Data lake: questions to ask before you start building
Why data lake projects often turn into data swamps, and what founders and managers should ask before committing budget.
Data lake is one of those concepts that sounds compelling at the pitch level: "We'll collect all the data in one place, and then we'll be able to do anything we want with it." The idea is intuitively attractive. The problem is the word "then".
I have seen a number of projects that started with genuine enthusiasm around a data lake and ended up as what people in the field call a data swamp - a lake without banks, where data exists but finding what you need or knowing what to trust is impossible.
What the architectural idea is
A data lake is a storage layer where data lands in raw form: structured, semi-structured, unstructured, in the original source format. Unlike a traditional data warehouse, where the schema is defined in advance, here the schema is applied on read.
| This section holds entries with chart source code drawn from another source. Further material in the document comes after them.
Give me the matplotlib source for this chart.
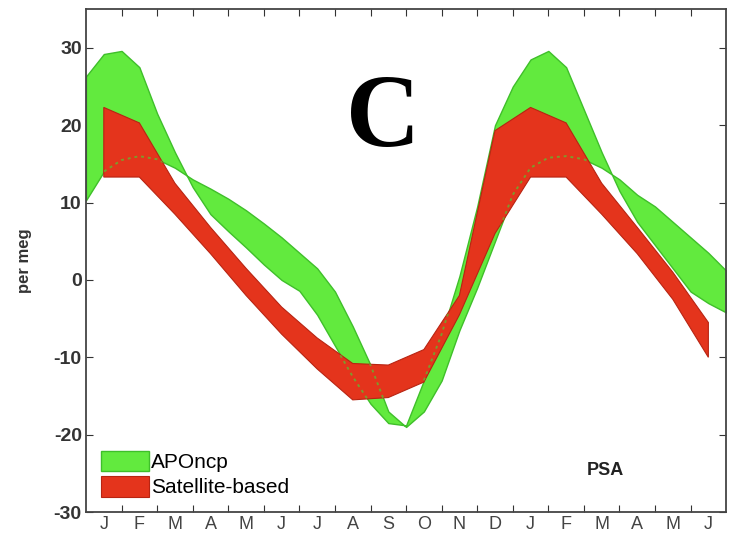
import numpy as np
import matplotlib.pyplot as plt

plt.rcParams['font.family'] = ['Liberation Sans', 'DejaVu Sans']
plt.rcParams['axes.unicode_minus'] = False

# month labels (two years, Jan -> Jun of the next year)
months = ['J', 'F', 'M', 'A', 'M', 'J', 'J', 'A', 'S', 'O', 'N', 'D',
          'J', 'F', 'M', 'A', 'M', 'J']

# APOncp envelope, two edge lines, every half month from 0 to 18
apo_x = np.arange(0, 18.01, 0.5)
apo_a = [26.3, 29.2, 29.6, 27.5, 21.5, 16.5, 12.0, 8.5, 6.3, 4.2, 2.0, 0.0,
         -1.4, -4.5, -8.5, -12.5, -16.0, -18.5, -18.8, -13.0, -7.0, 0.5,
         9.5, 20.0, 25.0, 28.5, 29.6, 27.5, 22.0, 16.5, 11.5, 7.5, 4.5, 1.5,
         -1.5, -3.0, -4.2]
apo_b = [10.3, 14.0, 15.5, 16.0, 15.6, 14.5, 13.0, 11.8, 10.5, 9.0, 7.3, 5.5,
         3.5, 1.5, -1.5, -6.0, -11.0, -17.0, -19.0, -17.0, -13.0, -6.5,
         -1.0, 5.0, 11.0, 14.5, 15.8, 16.0, 15.6, 14.5, 13.0, 11.0, 9.5, 7.5,
         5.5, 3.5, 1.2]

# Satellite-based envelope, monthly (mid-month)
sat_x = np.arange(0.5, 18, 1.0)
sat_up = [22.3, 20.3, 12.5, 6.8, 1.5, -3.5, -7.5, -10.8, -11.0, -9.0, -2.0,
          19.3, 22.3, 20.3, 12.5, 6.8, 1.0, -5.5]
sat_lo = [13.3, 13.3, 8.5, 3.4, -2.0, -7.0, -11.5, -15.5, -15.2, -13.2, -4.5,
          6.0, 13.3, 13.3, 8.5, 3.4, -2.5, -10.0]

green = '#62ea3e'
green_edge = '#3fbf2a'
red = '#e4341c'
red_edge = '#b82412'

fig = plt.figure(figsize=(7.32, 5.39), dpi=100)
ax = fig.add_axes([0.1175, 0.05, 0.8745, 0.933])

ax.fill_between(apo_x, apo_a, apo_b, facecolor=green, edgecolor=green_edge,
                linewidth=1.0, label='APOncp', zorder=2)
red_poly, = ax.fill(np.concatenate([sat_x, sat_x[::-1]]),
                    np.concatenate([sat_up, sat_lo[::-1]]),
                    facecolor=red, edgecolor=red_edge, linewidth=0.8,
                    label='Satellite-based', zorder=3)

# green edges show through the red band as dotted lines
for edge in (apo_a, apo_b):
    ln, = ax.plot(apo_x, edge, ls=(0, (1.5, 2.0)), lw=1.4, color='#7f9a2a',
                  zorder=4)
    ln.set_clip_path(red_poly)

ax.set_xlim(0, 18)
ax.set_ylim(-30, 35)
ax.set_yticks(np.arange(-30, 31, 10))
ax.set_xticks(np.arange(1, 18))
ax.set_xticklabels([])
ax.set_xticks(sat_x, minor=True)
ax.set_xticklabels(months, minor=True, fontsize=13, color='#444444')
ax.tick_params(axis='x', which='minor', length=0, pad=3)
ax.tick_params(axis='both', which='major', direction='in', length=5,
               top=True, right=True, color='#333333')
ax.tick_params(axis='y', labelsize=14, colors='#333333', pad=3)
for lab in ax.get_yticklabels():
    lab.set_fontweight('bold')
for sp in ax.spines.values():
    sp.set_color('#444444')
    sp.set_linewidth(1.3)

ax.set_ylabel('per meg', fontsize=12, fontweight='bold', color='#333333')
ax.yaxis.set_label_coords(-0.085, 0.5)

ax.text(8.35, 17.3, 'C', fontsize=74, family='Liberation Serif',
        fontweight='bold', ha='center', va='baseline')
ax.text(14.6, -24.6, 'PSA', fontsize=13, fontweight='bold', ha='center',
        va='center', color='#222222')

ax.legend(loc='lower left', frameon=False, fontsize=15, handlelength=2.3,
          handleheight=1.15, handletextpad=0.12, labelspacing=0.2,
          borderaxespad=0.3)

fig.savefig('out.png', dpi=100)
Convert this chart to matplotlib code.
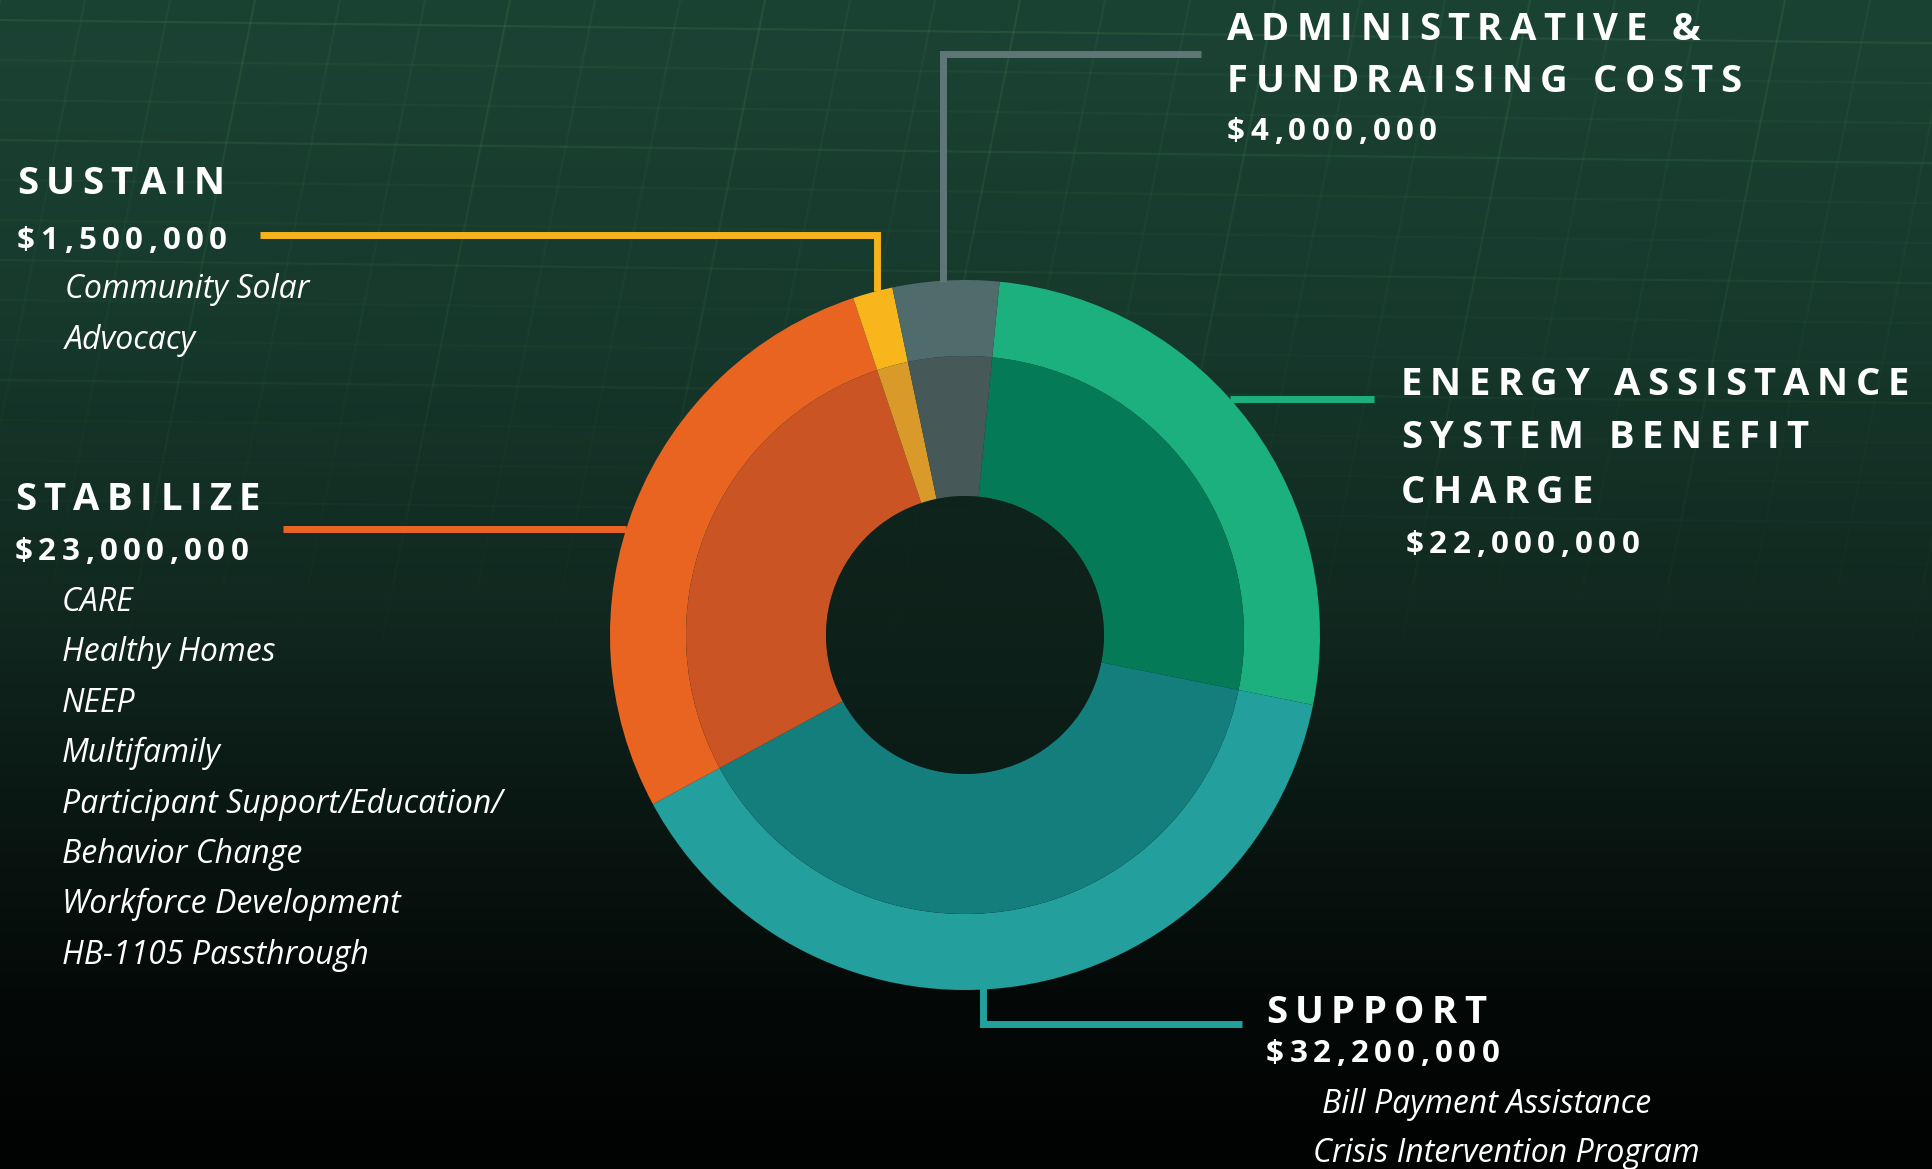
import numpy as np
import matplotlib
matplotlib.use("Agg")
import matplotlib.pyplot as plt
from matplotlib import font_manager
from matplotlib.ft2font import FT2Font
from matplotlib.collections import LineCollection
try:
    from matplotlib.ft2font import LoadFlags
    NOHINT = LoadFlags.NO_HINTING
except ImportError:
    from matplotlib.ft2font import LOAD_NO_HINTING as NOHINT
from matplotlib.patches import Circle

W, H = 1932, 1169
DPI = 100

# ---------------- data ----------------
categories = ["Energy Assistance System Benefit Charge", "Support", "Stabilize",
              "Sustain", "Administrative & Fundraising Costs"]
amounts = [22_000_000, 32_200_000, 23_000_000, 1_500_000, 4_000_000]
title_energy = ["ENERGY ASSISTANCE", "SYSTEM BENEFIT", "CHARGE"]
title_support = ["SUPPORT"]
title_stabilize = ["STABILIZE"]
title_sustain = ["SUSTAIN"]
title_admin = ["ADMINISTRATIVE &", "FUNDRAISING COSTS"]
items_support = ["Bill Payment Assistance", "Crisis Intervention Program"]
items_stabilize = ["CARE", "Healthy Homes", "NEEP", "Multifamily",
                   "Participant Support/Education/", "Behavior Change",
                   "Workforce Development", "HB-1105 Passthrough"]
items_sustain = ["Community Solar", "Advocacy"]

outer_colors = ["#1bb07d", "#23a09d", "#e96421", "#f8b51c", "#4f6b6b"]
inner_colors = ["#057a57", "#137e7b", "#cb5424", "#d99a2a", "#465858"]
line_colors = ["#1bb07d", "#22a09e", "#ec6422", "#f6b31c", "#5e7676"]

# ---------------- figure ----------------
fig = plt.figure(figsize=(W / DPI, H / DPI), dpi=DPI)
ax = fig.add_axes([0, 0, 1, 1])

# background gradient (decoration)
stops_y = np.array([0, 300, 600, 800, 1000, 1169])
stops_c = np.array([[0x1b, 0x43, 0x34], [0x17, 0x3a, 0x2d], [0x11, 0x29, 0x20],
                    [0x0a, 0x18, 0x13], [0x04, 0x09, 0x07], [0x01, 0x02, 0x02]]) / 255
rows = np.arange(H)
grad = np.stack([np.interp(rows, stops_y, stops_c[:, k]) for k in range(3)], axis=1)
img = np.repeat(grad[:, None, :], 40, axis=1)
ax.imshow(img, extent=(0, W, 0, H), origin="upper", aspect="auto", zorder=0)

# faint solar-panel grid (decoration), fading downwards
def fade_alpha(y):
    return max(0.0, 0.16 * (1 - y / 650))

segs, cols = [], []
gcol = np.array([0.25, 0.50, 0.30])
for k in range(16):
    y0 = 20 + k * 40
    for j in range(12):
        xa, xb = j * W / 12, (j + 1) * W / 12
        ya, yb = y0 + 0.012 * xa, y0 + 0.012 * xb
        segs.append([(xa, H - ya), (xb, H - yb)])
        a = fade_alpha(ya) * (1.6 if k % 3 == 0 else 0.8)
        cols.append((*gcol, min(a, 0.3)))
for k in range(-2, 26):
    x0 = k * 85
    for j in range(10):
        ya, yb = j * 65, (j + 1) * 65
        xa, xb = x0 - 0.2 * ya, x0 - 0.2 * yb
        segs.append([(xa, H - ya), (xb, H - yb)])
        a = fade_alpha(ya) * (1.5 if k % 3 == 0 else 0.8)
        cols.append((*gcol, min(a, 0.3)))
ax.add_collection(LineCollection(segs, colors=cols, linewidths=1.6, zorder=1))

# ---------------- donut ----------------
CX, CY = 965, H - 635
R_OUT, R_MID, R_IN = 355, 279, 139
START = 84.4
ax.pie(amounts, radius=R_OUT, center=(CX, CY), startangle=START, counterclock=False,
       colors=outer_colors, wedgeprops=dict(width=R_OUT - R_MID, linewidth=0))
ax.pie(amounts, radius=R_MID, center=(CX, CY), startangle=START, counterclock=False,
       colors=inner_colors, wedgeprops=dict(width=R_MID - R_IN, linewidth=0))
ax.add_patch(Circle((CX, CY), R_IN, facecolor="#0c1d17", alpha=0.6, lw=0, zorder=2))
ax.set_xlim(0, W)
ax.set_ylim(0, H)
ax.set_aspect("auto")
ax.axis("off")

# ---------------- leader lines ----------------
def leader(pts, color):
    xs = [p[0] for p in pts]
    ys = [H - p[1] for p in pts]
    ax.plot(xs, ys, color=color, lw=5, solid_capstyle="butt", solid_joinstyle="miter", zorder=3)

leader([(1230, 399), (1374, 399)], line_colors[0])
leader([(983, 988), (983, 1024), (1242, 1024)], line_colors[1])
leader([(283, 529), (626, 529)], line_colors[2])
leader([(260, 235), (877, 235), (877, 291)], line_colors[3])
leader([(943, 282), (943, 54), (1201, 54)], line_colors[4])

# ---------------- text ----------------
def tracked(x, y_img, s, size_pt, track_em, weight="bold", style="normal", color="white"):
    fp = font_manager.FontProperties(family="Open Sans", weight=weight, style=style, size=size_pt)
    ft = FT2Font(font_manager.findfont(fp))
    ft.set_size(size_pt, DPI)
    px_em = size_pt * DPI / 72
    cx = x
    for ch in s:
        if ch != " ":
            ax.text(cx, H - y_img, ch, fontproperties=fp, color=color,
                    ha="left", va="baseline", zorder=5)
        g = ft.load_char(ord(ch), flags=NOHINT)
        cx += g.linearHoriAdvance / 65536 + track_em * px_em

def italic(x, y_img, s, size_pt=23):
    ax.text(x, H - y_img, s, family="Open Sans", style="italic", fontsize=size_pt,
            color="white", ha="left", va="baseline", zorder=5)

TS, TT = 27.5, 0.195    # title size / tracking
AS, AT = 22.5, 0.175    # amount size / tracking

def money(v):
    return "${:,.0f}".format(v)

# Administrative
for s, yb in zip(title_admin, [40, 92]):
    tracked(1227, yb, s, TS, TT)
tracked(1227, 140, money(amounts[4]), AS, AT)

# Sustain
tracked(17, 194, title_sustain[0], TS, TT)
tracked(17, 249, money(amounts[3]), AS, AT)
for i, s in enumerate(items_sustain):
    italic(65, 298 + 51 * i, s)

# Stabilize
tracked(15, 510, title_stabilize[0], TS, TT)
tracked(15, 560, money(amounts[2]), AS, AT)
for i, s in enumerate(items_stabilize):
    italic(62, 611 + 50.4 * i, s)

# Energy assistance
for s, yb in zip(title_energy, [395, 448, 503]):
    tracked(1401, yb, s, TS, TT)
tracked(1406, 553, money(amounts[0]), AS, AT)

# Support
tracked(1266, 1023, title_support[0], TS, TT)
tracked(1266, 1062, money(amounts[1]), AS, AT)
italic(1322, 1113, items_support[0])
italic(1313, 1162, items_support[1])

fig.savefig("out.png", dpi=DPI)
That gives flexibility: you do not need to know in advance how you will analyse the data.
The flexibility is real. But it is not free.
Why lakes turn into swamps
Without governance, a lake becomes unmanageable quickly. The specific reasons:
No data catalogue. The data is there, but nobody knows exactly what sits in which folder, where it came from, how fresh it is, how trustworthy.
No owner for data quality. In a traditional warehouse, ETL processes usually clean and transform data on ingestion. In a lake, data lands as-is. Who fixes duplicates, errors, changed formats, and when?
Blurred access controls. "Everything in one place" quickly means "analysts have access to data they should not". Access management in a raw storage layer is non-trivial.
Misaligned expectations. The business expects analytics, business analysts expect ready-made data marts, data engineers are building pipelines - and nobody agreed on who does what with the raw data.
Where a lake is actually needed
Data lake makes sense in a few scenarios:
When there is genuinely a lot of heterogeneous data - logs, events, device data streams, unstructured text. When the cost of pre-structuring all of that into a single schema is higher than the cost of raw storage.
When there is a team of analysts and engineers who will actively work with raw data - doing exploratory analysis, building machine learning models.
When the analytics tasks are not known in advance - for example, research or product experiments.
For most mid-sized companies with a handful of operational data sources that need reliable reports and dashboards, a well-designed data warehouse, or even a well-structured schema in PostgreSQL, is often enough.
Questions before starting
Before agreeing to the recommendation to build a lake:
- What specific tasks can we not solve today, and why will a lake solve them?
- Who will own the data catalogue - not technically, but organisationally?
- Do we have a team that will work with raw data, or are we building infrastructure for analysts who do not exist yet?
- How will we manage data quality - who cleans the data, and when?
- How is access management structured - especially for data containing personal or commercially sensitive information?
A lake is a powerful tool. But without answers to these questions, building one is often infrastructure for the sake of infrastructure.